About Me

After 23 years as a high school social studies teacher, I have taken a leap into library media.
This blog chronicles my experiences making this transition and my learning in that process.

Monday, December 19, 2016

Using Question Stems to Spark Inquiry

As I am working with students on research exercises I am working to find ways to help them with the development of their research questions. The scope of their research and the means by which they explore what they learn are all products of a well-crafted research question. I am observing that students can ask very narrow questions that begin with "what" and very broad questions that begin with "why." Without prompting, they get stuck here: too narrow or too broad. To help them expand their inquiry strategies I have begun using these question stems to push their thinking:

Which?  This stem helps you to collect information to make an informed choice. For example: Which Twentieth Century president did the most to promote civil rights?

How? When you seek to understand problems and perspectives, weigh options, and propose solutions, try starting your question with this stem. For example: How should we solve the problem of water pollution in Long Island Sound?

What if? Your question can change history! Use the knowledge you have to pose a hypothesis and consider options. For example: What if the Apollo 13 Astronauts had not survived?

Should?  A question can invite self or community examination. Using this stem, you can make a moral or practical decision based on evidence. For example: Should we clone humans?

Why? Understand and explain relationships to get to the essence of a complicated issue. For example: Why do people engage in human trafficking?

I like these stems because students can decide on the purpose of their inquiry and use the stem best suited to that end. They also are versatile and can be used in any discipline. What is really key, is they push students away from bias confirmation, from the tendency to ask questions to which they believe they already know the right answer. By using these stems and asking many questions about the same topic, they are pushed to think critically about the subject of their research and remain open to a range of evidence and perspectives before developing their thesis.

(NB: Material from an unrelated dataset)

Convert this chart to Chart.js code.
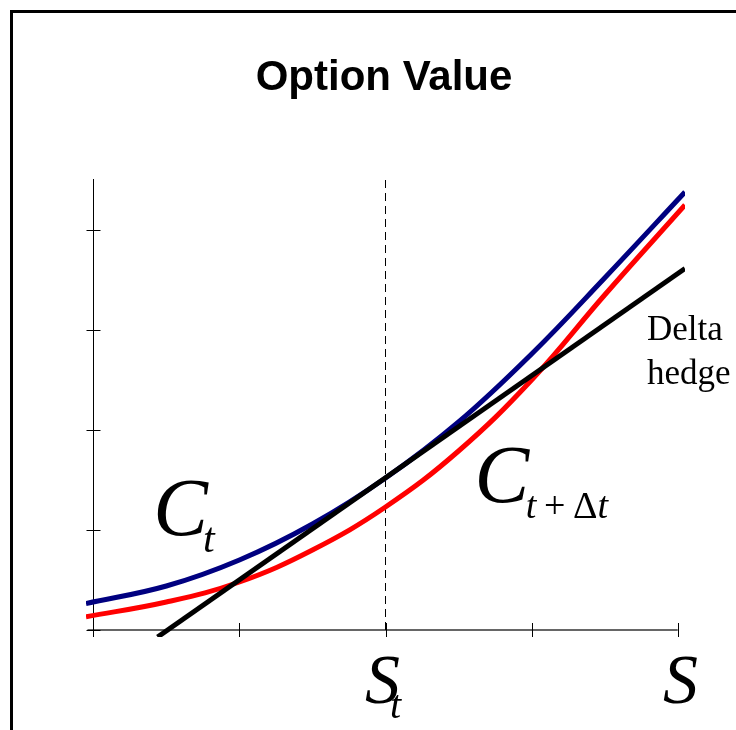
<!DOCTYPE html>
<html>
<head>
<meta charset="utf-8">
<script src="https://cdn.jsdelivr.net/npm/chart.js@4/dist/chart.umd.min.js"></script>
<style>
  html, body { margin: 0; padding: 0; background: #fff; }
  #wrap { width: 736px; height: 730px; }
</style>
</head>
<body>
<div id="wrap"><canvas id="optionChart" width="736" height="730"></canvas></div>
<script>
// values (x: S in tick units, y: option value in tick units)
const blueX = [-0.05, 0.5, 1.0, 1.5, 2.0, 2.5, 3.0, 3.5, 4.05];
const blueY = [0.265, 0.44, 0.70, 1.06, 1.52, 2.08, 2.76, 3.52, 4.38];

const redX = [-0.05, 0.5, 1.0, 1.5, 2.0, 2.5, 3.0, 3.5, 4.05];
const redY = [0.133, 0.28, 0.48, 0.80, 1.23, 1.79, 2.50, 3.35, 4.25];

const hedgeX = [0.44, 4.05];
const hedgeY = [-0.07, 3.615];

const spotX = [2, 2];
const spotY = [0, 4.55];

const xTicks = [0, 1, 2, 3, 4];
const yTicks = [0, 1, 2, 3, 4];

const serif = '"Liberation Serif", "Times New Roman", serif';

// text labels: runs of [text, font] drawn one after another from (x, y)
const labels = [
    { x: 1.99, y: 5.40, align: 'center', runs: [['Option Value', 'bold 42px "Liberation Sans", Arial, sans-serif']] },
    { x: 0.41, y: 0.95, runs: [['C', 'italic 82px ' + serif]] },
    { x: 0.75, y: 0.78, runs: [['t', 'italic 42px ' + serif]] },
    { x: 2.61, y: 1.28, runs: [['C', 'italic 82px ' + serif]] },
    { x: 2.96, y: 1.12, runs: [['t', 'italic 38px ' + serif], ['\u2009+\u2009', '38px ' + serif], ['\u0394', '38px ' + serif], ['t', 'italic 38px ' + serif]] },
    { x: 1.86, y: -0.73, runs: [['S', 'italic 70px ' + serif]] },
    { x: 2.03, y: -0.88, runs: [['t', 'italic 40px ' + serif]] },
    { x: 3.90, y: -0.73, runs: [['S', 'italic 70px ' + serif]] },
    { x: 3.79, y: 2.90, runs: [['Delta', '35px ' + serif]] },
    { x: 3.79, y: 2.46, runs: [['hedge', '35px ' + serif]] }
];

const toPoints = (xs, ys) => xs.map((x, i) => ({ x: x, y: ys[i] }));

// frame and axes drawn by hand, texts placed through the scales
const decor = {
    id: 'decor',
    beforeDraw(chart) {
        const ctx = chart.ctx;
        ctx.save();
        ctx.fillStyle = '#fff';
        ctx.fillRect(0, 0, chart.width, chart.height);
        ctx.strokeStyle = '#000';
        ctx.lineWidth = 3;
        ctx.strokeRect(11.5, 11.5, 900, 900);
        ctx.restore();
    },
    beforeDatasetsDraw(chart) {
        const ctx = chart.ctx;
        const xs = chart.scales.x, ys = chart.scales.y;
        const x0 = xs.getPixelForValue(0), y0 = ys.getPixelForValue(0);
        ctx.save();
        // x axis
        ctx.strokeStyle = '#666';
        ctx.lineWidth = 2;
        ctx.beginPath();
        ctx.moveTo(xs.getPixelForValue(-0.04), y0);
        ctx.lineTo(xs.getPixelForValue(4), y0);
        ctx.stroke();
        ctx.strokeStyle = '#000';
        ctx.lineWidth = 1;
        ctx.beginPath();
        xTicks.forEach(t => {
            const px = Math.round(xs.getPixelForValue(t)) + 0.5;
            ctx.moveTo(px, y0 - 7);
            ctx.lineTo(px, y0 + 7);
        });
        ctx.stroke();
        // y axis
        ctx.beginPath();
        const ax = Math.round(x0) + 0.5;
        ctx.moveTo(ax, ys.getPixelForValue(4.51));
        ctx.lineTo(ax, ys.getPixelForValue(-0.07));
        yTicks.forEach(t => {
            const py = Math.round(ys.getPixelForValue(t)) + 0.5;
            ctx.moveTo(ax - 7, py);
            ctx.lineTo(ax + 7, py);
        });
        ctx.stroke();
        ctx.restore();
    },
    afterDraw(chart) {
        const ctx = chart.ctx;
        const xs = chart.scales.x, ys = chart.scales.y;
        ctx.save();
        ctx.fillStyle = '#000';
        ctx.textBaseline = 'alphabetic';
        ctx.textAlign = 'left';
        labels.forEach(l => {
            let total = 0;
            l.runs.forEach(r => { ctx.font = r[1]; total += ctx.measureText(r[0]).width; });
            let px = xs.getPixelForValue(l.x);
            if (l.align === 'center') px -= total / 2;
            const py = ys.getPixelForValue(l.y);
            l.runs.forEach(r => {
                ctx.font = r[1];
                ctx.fillText(r[0], px, py);
                px += ctx.measureText(r[0]).width;
            });
        });
        ctx.restore();
    }
};

new Chart('optionChart', {
    type: 'scatter',
    data: {
        datasets: [
            {
                label: 'Delta hedge',
                data: toPoints(hedgeX, hedgeY),
                showLine: true,
                borderColor: '#000000',
                borderWidth: 5,
                pointRadius: 0,
                order: 1
            },
            {
                label: 'C t',
                data: toPoints(blueX, blueY),
                showLine: true,
                borderColor: '#000080',
                borderWidth: 5,
                pointRadius: 0,
                tension: 0.4,
                order: 2
            },
            {
                label: 'C t+dt',
                data: toPoints(redX, redY),
                showLine: true,
                borderColor: '#ff0000',
                borderWidth: 5,
                pointRadius: 0,
                tension: 0.4,
                order: 3
            },
            {
                label: 'S t',
                data: toPoints(spotX, spotY),
                showLine: true,
                borderColor: '#000000',
                borderWidth: 1,
                borderDash: [8, 5],
                pointRadius: 0,
                order: 4
            }
        ]
    },
    options: {
        responsive: false,
        animation: false,
        layout: {
            padding: { left: 86, right: 51, top: 180, bottom: 93 }
        },
        plugins: {
            legend: { display: false },
            tooltip: { enabled: false },
            title: { display: false }
        },
        scales: {
            x: { type: 'linear', min: -0.05, max: 4.05, display: false },
            y: { type: 'linear', min: -0.07, max: 4.5, display: false }
        }
    },
    plugins: [decor]
});
</script>
</body>
</html>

Here are examples of the stems being used all about the Civil War:

  • Which Civil War general was the best military strategist?
  • How did King Cotton affect the Confederacy’s waging of war?
  • What if General Lee had better intelligence at Gettysburg?
  • Should Confederate symbols be used in official state flags and logos today?
  • Why did Great Britain favor the South during the Civil War?

And here are literary examples focused on Shakespeare's plays:

  • Which of the characters in Henry IV has the most relevance for today’s politicians?
  • How does Hal’s ascension to the throne affect perceptions of his father’s coup?
  • What if Brutus had made the final funeral oration in Julius Caesar?
  • Should Hamlet have minded his own business?
  • Why does Shakespeare use so many references to the natural and unnatural in Macbeth?

I have used these this year with grade 11 students researching the relationship between socioeconomic class and opportunity in modern America. These stems helped the students focus their topics under the umbrella of the unit essential question.

Today I will use them with grade 10 students. Their essential question is "What should be America's response to the current refugee crisis?" Imagine the research possibilities with each of these stems: Which country has a fair, enforceable policy in this current refugee crisis? How does US response to Syrian refugees compare with US response to Holocaust / Bosnia / Vietnam refugees? What if the US reinstated quotas like those of the 1920s? Should the UN establish and monitor camps for the refugees? Why did the French respond to the Calais Jungle as they did? Using these question stems, the students can focus their research on the aspect of this issue that is most interesting to them, and the teacher can engage with the students about content that the student has chosen so the curricular experience is personalized. Ultimately the students will be writing Op-Ed pieces and they range of issues and perspectives considered will read to rich classroom discussion and mean the teacher is not reading twenty five identical papers. A win-win exercise!